Wat men ook over de literaire waarde van Walewein ende Keye mag denken, feit is dat Marjolein Hogenbirk gezorgd heeft voor een prachtige nieuwe editie van de tekst, voorzien van een uitgebreide inleiding en met onderaan de editiebladzijden telkens drie banden: één met paleografisch-genetisch commentaar, één met woordverklaringen en één met cultuurhistorische en literaire toelichtingen. Leesplezier gegarandeerd zo! Toch lijkt het ons dat hier en daar op haar commentaar en interpretaties ook het een en ander te beknibbelen valt. Zo luidt het in haar samenvatting van de inhoud dat de Noorse prinses die de vriendin is van de broer van Morilagant, in episode II ‘een list verzint’ om Walewein vrij te krijgen: zij vraagt haar minnaar om diens hoofd [ed. 2011: 15]. Deze prinses heeft lang voor Waleweins komst reeds van die broer het hoofd van Walewein geëist, anders mag hij geen seks met haar hebben. Volgens ons is die eis dus helemaal geen list ten gunste van Walewein, maar is zij echt uit op Waleweins dood. Op het einde van episode III biedt de koning van het door de draak verwoeste land Walewein als beloning zijn dochter aan. Walewein weigert, maar noemt die dochter toch ‘mire joncfrouwen’ (vers 1059). Hogenbirk verbaast zich over het bezittelijk voornaamwoord en vraagt zich af of Walewein de prinses toch als zijn beloning beschouwt [ed. 2011: 112]. Maar het bezittelijk voornaamwoord ‘mijn’ wordt toch vaker gebruikt als een van respect getuigend epitheton, zoals in ‘mijn heer’, of zoals in Franse legertaal ‘mon lieutenant’?

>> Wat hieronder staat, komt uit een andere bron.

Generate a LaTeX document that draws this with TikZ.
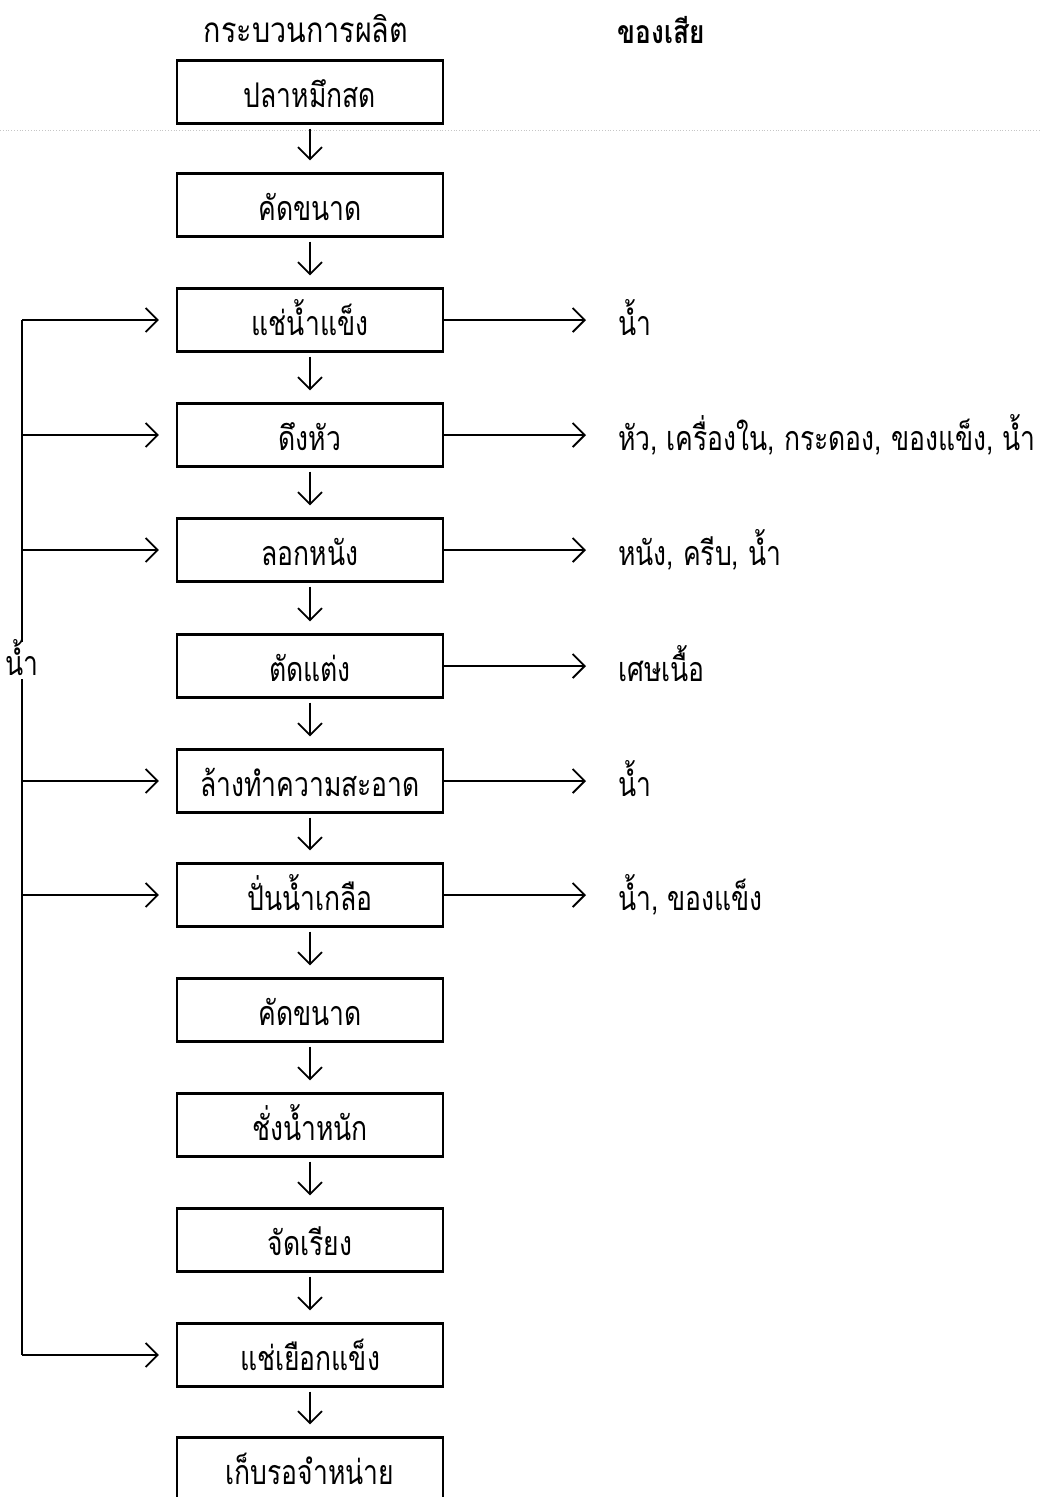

In episode VII gaat de graaf die Walewein herbergt, naar het hof (vers 1922) en de zoon van de graaf brengt Walewein naar de kerk waar meer dan duizend ridders aanwezig zijn (verzen 1932-1933), onder meer die arrogante hertog. Hogenbirk vindt het vreemd dat er een vergadering aan het hof gepland is terwijl op hetzelfde tijdstip een belangrijke kerkdienst plaatsvindt [ed. 2011: 146]. Maar, zoals ook gesignaleerd wordt door Jongen [Jongen 2012: 57-58], het is toch heel logisch dat die kerkdienst een onderdeel vormt van die vergadering aan het hof, want ook de koning zelf blijkt in de kerk aanwezig te zijn (vers 1989).
Zoals gezegd, werd in 2004 Hogenbirks proefschrift gepubliceerd: Marjolein Hogenbirk, Avontuur en Anti-avontuur. Een onderzoek naar Walewein ende Keye, een Arturroman uit de Lancelotcompilatie. Uitgaven Stichting Neerlandistiek VU – 42, Amsterdam-Münster, 2004. Om deze dissertatie nu ook nog eens helemaal te gaan lezen, is Walewein ende Keye wellicht toch niet belangrijk genoeg. Hogenbirk zal trouwens haar belangrijkste bevindingen en conclusies wel samengevat hebben in de inleiding bij de editie-2011.